Mon père m’avait surtout habituée à me casser la tête avec « son » Zaïre et la décolonisation du Congo belge, ses sujets de prédilection. Et ce n’est que dernièrement, à la mort de ma mère, Mimi Bensmaïne, résistante algérienne venue en Europe pour se mettre à l’abri des prisons françaises, à l’époque de ce que les Français appelaient pudiquement les « évènements », que j’ai réellement découvert que mon père avait aussi participé à sa manière à l’indépendance de cette Algérie mythique.

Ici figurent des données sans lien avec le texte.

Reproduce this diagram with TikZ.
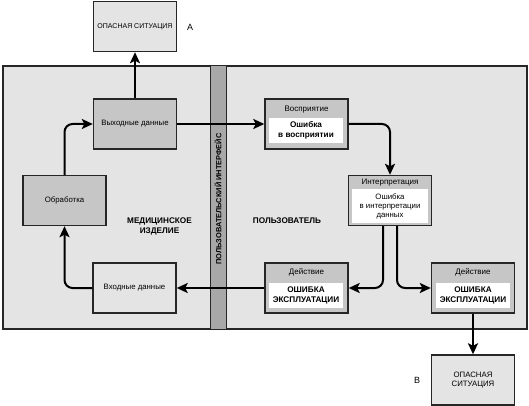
\documentclass[tikz,border=0pt]{standalone}
\usepackage{fontspec}
\setmainfont{Liberation Sans}
\usetikzlibrary{arrows.meta, positioning}
\definecolor{mdbg}{HTML}{E4E4E4}
\definecolor{mdbox}{HTML}{C6C6C6}
\definecolor{mdbar}{HTML}{A8A8A8}
\definecolor{mdline}{HTML}{262626}

\begin{document}
\begin{tikzpicture}[
  x=1pt, y=-1pt,
  every node/.style={font=\fontsize{7.8}{9}\selectfont},
  box/.style={rectangle, draw=mdline, fill=#1, line width=1.4pt, minimum width=83pt, minimum height=50pt, align=center, inner sep=0pt},
  blank/.style={rectangle, fill=white, minimum width=#1, minimum height=25pt, align=center, inner sep=0pt},
  head/.style={font=\fontsize{8}{9}\selectfont},
  strong/.style={font=\fontsize{8.2}{10}\selectfont\bfseries, align=center},
  arrow/.style={-{Stealth[length=11pt, width=10pt, inset=2.5pt]}, line width=2pt, rounded corners=8pt, draw=black},
]
\useasboundingbox (0,0) rectangle (529,406);

% regions
\draw[draw=mdline, fill=mdbg, line width=1.2pt] (3,66) rectangle (527,329);
\draw[draw=mdline, fill=mdbar, line width=1pt] (210,66) rectangle (226,329);

% device side
\node[box=mdbg, font=\fontsize{7}{8}\selectfont] (hazA) at (135,26.5) {ОПАСНАЯ СИТУАЦИЯ};
\node (labA) at (190,27) {\fontsize{9}{10}\selectfont А};
\node[box=mdbox] (output) at (135,124) {Выходные данные};
\node[box=mdbox] (proc) at (64.5,200.5) {Обработка};
\node[box=mdbg] (input) at (134.5,288) {Входные данные};
\node[strong] (device) at (159.5,226) {МЕДИЦИНСКОЕ\\ИЗДЕЛИЕ};

% interface
\node[rotate=90, font=\fontsize{7.4}{8}\selectfont\bfseries] (ui) at (218,199) {ПОЛЬЗОВАТЕЛЬСКИЙ ИНТЕРФЕЙС};

% user side
\node[strong] (user) at (287,221) {ПОЛЬЗОВАТЕЛЬ};
\node[box=mdbox] (perc) at (306.5,124) {};
\node[head] (percH) at (306.5,109.5) {Восприятие};
\node[blank=74pt, strong] (percE) at (306,130.5) {Ошибка\\в восприятии};

\node[box=mdbox] (interp) at (390,200.5) {};
\node[head] (interpH) at (390,182.5) {Интерпретация};
\node[blank=76pt, minimum height=34pt] (interpE) at (390,206) {Ошибка\\в интерпретации\\данных};

\node[box=mdbox] (act1) at (306.5,288) {};
\node[head] (act1H) at (306.5,272.5) {Действие};
\node[blank=74pt, strong] (act1E) at (306,295.5) {ОШИБКА\\ЭКСПЛУАТАЦИИ};

\node[box=mdbox] (act2) at (473,288) {};
\node[head] (act2H) at (473,272.5) {Действие};
\node[blank=74pt, strong] (act2E) at (473,295.5) {ОШИБКА\\ЭКСПЛУАТАЦИИ};

\node[box=mdbg] (hazB) at (473,380) {ОПАСНАЯ\\СИТУАЦИЯ};
\node (labB) at (417,380) {\fontsize{9}{10}\selectfont В};

% connectors
\draw[arrow] (output) -- (hazA);
\draw[arrow] (proc.north) |- (output.west);
\draw[arrow] (input.west) -| (proc.south);
\draw[arrow] (output.east) -- (output.east -| perc.west);
\draw[arrow] (perc.east) -| (interp.north);
\draw[arrow] ([xshift=-7pt]interp.south) |- (act1.east);
\draw[arrow] ([xshift=7pt]interp.south) |- (act2.west);
\draw[arrow] (act1.west) -- (input.east);
\draw[arrow] (act2) -- (hazB);

\end{tikzpicture}
\end{document}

Evidemment, rien à voir avec le courage dont ma mère a dû faire preuve, du haut de ses 25 ans, pour résister à l’oppresseur colonial. Mais je découvre quand même que mon père, qui se faisait traiter d’"arabe du FLN" quand il défendait la cause algérienne, a été un des premiers étudiants belges à la fin des années 50 à revendiquer la nécessité de l’indépendance de l’Algérie.

J’imagine alors combien il était important pour lui, ayant épousé cette algérienne atypique - aux yeux de leurs milieux respectifs -, de donner la parole à d’autres immigrés maghrébins et de montrer combien la société belge de l’époque, catholique et bien-pensante, était empreinte d’un racisme bien ancré.

D’hier à aujourd’hui...

Au delà de l’importance affective que cette petite tranche de l’histoire belge de l’immigration maghrébine peut avoir pour moi, quelle tristesse face aux images décrivant les conditions révoltantes dans lesquelles ces immigrés avaient à se loger, à travailler, et à scolariser leurs enfants. Le noir et le blanc de ces images a beau donner un caractère irréel à ce passé scandaleux, je sais pourtant que toutes ces personnes ont bel et bien existé, et que je croise peut-être leurs enfants et leurs petits-enfants dans les rues de Bruxelles.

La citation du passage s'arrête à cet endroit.